• **DESCRIPTION OF THE TASK**
Extract the whole listing as it stands. Do not include the pictures.

• **PROVIDED RECORDS**

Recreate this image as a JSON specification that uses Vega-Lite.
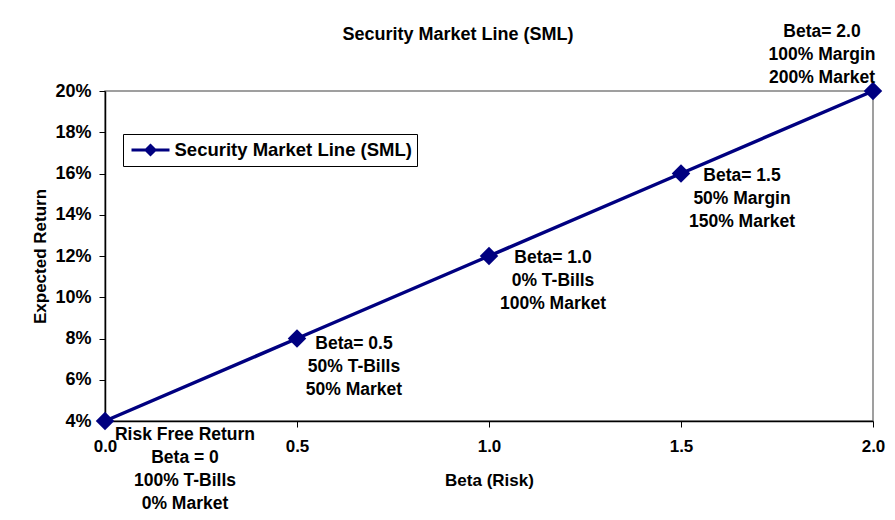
{
  "$schema": "https://vega.github.io/schema/vega-lite/v6.json",
  "autosize": {"type": "none"},
  "width": 768,
  "height": 330,
  "padding": {"left": 105, "top": 91, "right": 22, "bottom": 99},
  "background": "white",
  "config": {
    "font": "Liberation Sans",
    "view": {"stroke": "#808080", "strokeWidth": 1.5},
    "axis": {
      "grid": false,
      "domainColor": "black",
      "domainWidth": 1.5,
      "tickColor": "black",
      "tickSize": 6,
      "labelFont": "Liberation Sans",
      "labelFontWeight": "bold",
      "labelColor": "black",
      "titleFont": "Liberation Sans",
      "titleFontWeight": "bold",
      "titleColor": "black"
    }
  },
  "title": {
    "text": "Security Market Line (SML)",
    "fontSize": 18,
    "fontWeight": "bold",
    "font": "Liberation Sans",
    "color": "black",
    "anchor": "middle",
    "frame": "group",
    "dx": -31,
    "offset": -21
  },
  "data": {
    "values": [
      {"beta": 0.0, "ret": 0.04, "series": "Security Market Line (SML)", "label": ["Risk Free Return", "Beta = 0", "100% T-Bills", "0% Market"]},
      {"beta": 0.5, "ret": 0.08, "series": "Security Market Line (SML)", "label": ["Beta= 0.5", "50% T-Bills", "50% Market"]},
      {"beta": 1.0, "ret": 0.12, "series": "Security Market Line (SML)", "label": ["Beta= 1.0", "0% T-Bills", "100% Market"]},
      {"beta": 1.5, "ret": 0.16, "series": "Security Market Line (SML)", "label": ["Beta= 1.5", "50% Margin", "150% Market"]},
      {"beta": 2.0, "ret": 0.20, "series": "Security Market Line (SML)", "label": ["Beta= 2.0", "100% Margin", "200% Market"]}
    ]
  },
  "encoding": {
    "x": {
      "field": "beta", "type": "quantitative",
      "scale": {"domain": [0, 2], "nice": false, "zero": false},
      "axis": {"values": [0, 0.5, 1, 1.5, 2], "format": ".1f", "title": "Beta (Risk)", "labelFontSize": 17, "titleFontSize": 17, "labelPadding": 11, "titlePadding": 18, "labelFlush": false}
    },
    "y": {
      "field": "ret", "type": "quantitative",
      "scale": {"domain": [0.04, 0.2], "nice": false, "zero": false},
      "axis": {"values": [0.04, 0.06, 0.08, 0.1, 0.12, 0.14, 0.16, 0.18, 0.2], "format": ".0%", "title": "Expected Return", "labelFontSize": 18, "titleFontSize": 17, "labelPadding": 8, "titlePadding": 5, "labelFlush": false}
    }
  },
  "layer": [
    {
      "mark": {"type": "line", "strokeWidth": 3.5},
      "encoding": {
        "color": {
          "field": "series", "type": "nominal",
          "scale": {"range": ["#000080"]},
          "legend": {
            "title": null,
            "orient": "none",
            "legendX": 18,
            "legendY": 43,
            "padding": 5,
            "strokeColor": "black",
            "fillColor": "white",
            "labelFontSize": 18.5,
            "labelFontWeight": "bold",
            "labelColor": "black",
            "labelFont": "Liberation Sans",
            "labelLimit": 400,
            "symbolType": "M-2,0H2M-0.47,0L0,-0.47L0.47,0L0,0.47Z",
            "symbolSize": 361,
            "symbolOffset": 11.5,
            "labelOffset": 13,
            "symbolStrokeWidth": 3,
            "symbolFillColor": "#000080",
            "symbolStrokeColor": "#000080",
            "encode": {
              "symbols": {"update": {"fill": {"value": "#000080"}, "stroke": {"value": "#000080"}, "strokeWidth": {"value": 3}, "opacity": {"value": 1}}}
            }
          }
        }
      }
    },
    {
      "mark": {"type": "point", "shape": "diamond", "filled": true, "size": 340, "color": "#000080", "opacity": 1}
    },
    {
      "transform": [{"filter": "datum.beta == 0"}],
      "mark": {"type": "text", "align": "center", "baseline": "alphabetic", "dx": 80, "dy": 19, "fontSize": 17.5, "fontWeight": "bold", "lineHeight": 23, "color": "black", "font": "Liberation Sans"},
      "encoding": {"text": {"field": "label"}}
    },
    {
      "transform": [{"filter": "datum.beta == 0.5"}],
      "mark": {"type": "text", "align": "center", "baseline": "alphabetic", "dx": 57, "dy": 10, "fontSize": 17.5, "fontWeight": "bold", "lineHeight": 23, "color": "black", "font": "Liberation Sans"},
      "encoding": {"text": {"field": "label"}}
    },
    {
      "transform": [{"filter": "datum.beta == 1"}],
      "mark": {"type": "text", "align": "center", "baseline": "alphabetic", "dx": 64, "dy": 7, "fontSize": 17.5, "fontWeight": "bold", "lineHeight": 23, "color": "black", "font": "Liberation Sans"},
      "encoding": {"text": {"field": "label"}}
    },
    {
      "transform": [{"filter": "datum.beta == 1.5"}],
      "mark": {"type": "text", "align": "center", "baseline": "alphabetic", "dx": 61, "dy": 7, "fontSize": 17.5, "fontWeight": "bold", "lineHeight": 23, "color": "black", "font": "Liberation Sans"},
      "encoding": {"text": {"field": "label"}}
    },
    {
      "transform": [{"filter": "datum.beta == 2"}],
      "mark": {"type": "text", "align": "center", "baseline": "alphabetic", "dx": -51, "dy": -54, "fontSize": 17.5, "fontWeight": "bold", "lineHeight": 23, "color": "black", "font": "Liberation Sans"},
      "encoding": {"text": {"field": "label"}}
    }
  ]
}
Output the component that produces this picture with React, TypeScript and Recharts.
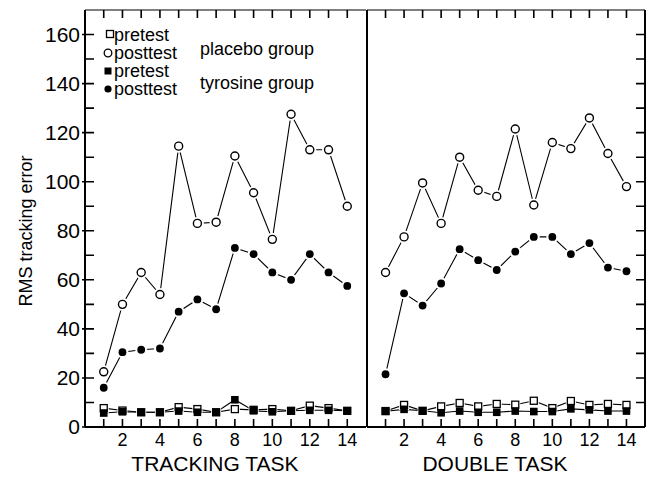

• **WORKED ANSWER**
Recreate this image as a JSON specification that uses Vega-Lite.
{
  "$schema": "https://vega.github.io/schema/vega-lite/v6.json",
  "autosize": {"type": "none"},
  "width": 768,
  "height": 330,
  "padding": {"left": 105, "top": 91, "right": 22, "bottom": 99},
  "background": "white",
  "config": {
    "font": "Liberation Sans",
    "view": {"stroke": "#808080", "strokeWidth": 1.5},
    "axis": {
      "grid": false,
      "domainColor": "black",
      "domainWidth": 1.5,
      "tickColor": "black",
      "tickSize": 6,
      "labelFont": "Liberation Sans",
      "labelFontWeight": "bold",
      "labelColor": "black",
      "titleFont": "Liberation Sans",
      "titleFontWeight": "bold",
      "titleColor": "black"
    }
  },
  "title": {
    "text": "Security Market Line (SML)",
    "fontSize": 18,
    "fontWeight": "bold",
    "font": "Liberation Sans",
    "color": "black",
    "anchor": "middle",
    "frame": "group",
    "dx": -31,
    "offset": -21
  },
  "data": {
    "values": [
      {"beta": 0.0, "ret": 0.04, "series": "Security Market Line (SML)", "label": ["Risk Free Return", "Beta = 0", "100% T-Bills", "0% Market"]},
      {"beta": 0.5, "ret": 0.08, "series": "Security Market Line (SML)", "label": ["Beta= 0.5", "50% T-Bills", "50% Market"]},
      {"beta": 1.0, "ret": 0.12, "series": "Security Market Line (SML)", "label": ["Beta= 1.0", "0% T-Bills", "100% Market"]},
      {"beta": 1.5, "ret": 0.16, "series": "Security Market Line (SML)", "label": ["Beta= 1.5", "50% Margin", "150% Market"]},
      {"beta": 2.0, "ret": 0.20, "series": "Security Market Line (SML)", "label": ["Beta= 2.0", "100% Margin", "200% Market"]}
    ]
  },
  "encoding": {
    "x": {
      "field": "beta", "type": "quantitative",
      "scale": {"domain": [0, 2], "nice": false, "zero": false},
      "axis": {"values": [0, 0.5, 1, 1.5, 2], "format": ".1f", "title": "Beta (Risk)", "labelFontSize": 17, "titleFontSize": 17, "labelPadding": 11, "titlePadding": 18, "labelFlush": false}
    },
    "y": {
      "field": "ret", "type": "quantitative",
      "scale": {"domain": [0.04, 0.2], "nice": false, "zero": false},
      "axis": {"values": [0.04, 0.06, 0.08, 0.1, 0.12, 0.14, 0.16, 0.18, 0.2], "format": ".0%", "title": "Expected Return", "labelFontSize": 18, "titleFontSize": 17, "labelPadding": 8, "titlePadding": 5, "labelFlush": false}
    }
  },
  "layer": [
    {
      "mark": {"type": "line", "strokeWidth": 3.5},
      "encoding": {
        "color": {
          "field": "series", "type": "nominal",
          "scale": {"range": ["#000080"]},
          "legend": {
            "title": null,
            "orient": "none",
            "legendX": 18,
            "legendY": 43,
            "padding": 5,
            "strokeColor": "black",
            "fillColor": "white",
            "labelFontSize": 18.5,
            "labelFontWeight": "bold",
            "labelColor": "black",
            "labelFont": "Liberation Sans",
            "labelLimit": 400,
            "symbolType": "M-2,0H2M-0.47,0L0,-0.47L0.47,0L0,0.47Z",
            "symbolSize": 361,
            "symbolOffset": 11.5,
            "labelOffset": 13,
            "symbolStrokeWidth": 3,
            "symbolFillColor": "#000080",
            "symbolStrokeColor": "#000080",
            "encode": {
              "symbols": {"update": {"fill": {"value": "#000080"}, "stroke": {"value": "#000080"}, "strokeWidth": {"value": 3}, "opacity": {"value": 1}}}
            }
          }
        }
      }
    },
    {
      "mark": {"type": "point", "shape": "diamond", "filled": true, "size": 340, "color": "#000080", "opacity": 1}
    },
    {
      "transform": [{"filter": "datum.beta == 0"}],
      "mark": {"type": "text", "align": "center", "baseline": "alphabetic", "dx": 80, "dy": 19, "fontSize": 17.5, "fontWeight": "bold", "lineHeight": 23, "color": "black", "font": "Liberation Sans"},
      "encoding": {"text": {"field": "label"}}
    },
    {
      "transform": [{"filter": "datum.beta == 0.5"}],
      "mark": {"type": "text", "align": "center", "baseline": "alphabetic", "dx": 57, "dy": 10, "fontSize": 17.5, "fontWeight": "bold", "lineHeight": 23, "color": "black", "font": "Liberation Sans"},
      "encoding": {"text": {"field": "label"}}
    },
    {
      "transform": [{"filter": "datum.beta == 1"}],
      "mark": {"type": "text", "align": "center", "baseline": "alphabetic", "dx": 64, "dy": 7, "fontSize": 17.5, "fontWeight": "bold", "lineHeight": 23, "color": "black", "font": "Liberation Sans"},
      "encoding": {"text": {"field": "label"}}
    },
    {
      "transform": [{"filter": "datum.beta == 1.5"}],
      "mark": {"type": "text", "align": "center", "baseline": "alphabetic", "dx": 61, "dy": 7, "fontSize": 17.5, "fontWeight": "bold", "lineHeight": 23, "color": "black", "font": "Liberation Sans"},
      "encoding": {"text": {"field": "label"}}
    },
    {
      "transform": [{"filter": "datum.beta == 2"}],
      "mark": {"type": "text", "align": "center", "baseline": "alphabetic", "dx": -51, "dy": -54, "fontSize": 17.5, "fontWeight": "bold", "lineHeight": 23, "color": "black", "font": "Liberation Sans"},
      "encoding": {"text": {"field": "label"}}
    }
  ]
}
Output the component that produces this picture with React, TypeScript and Recharts.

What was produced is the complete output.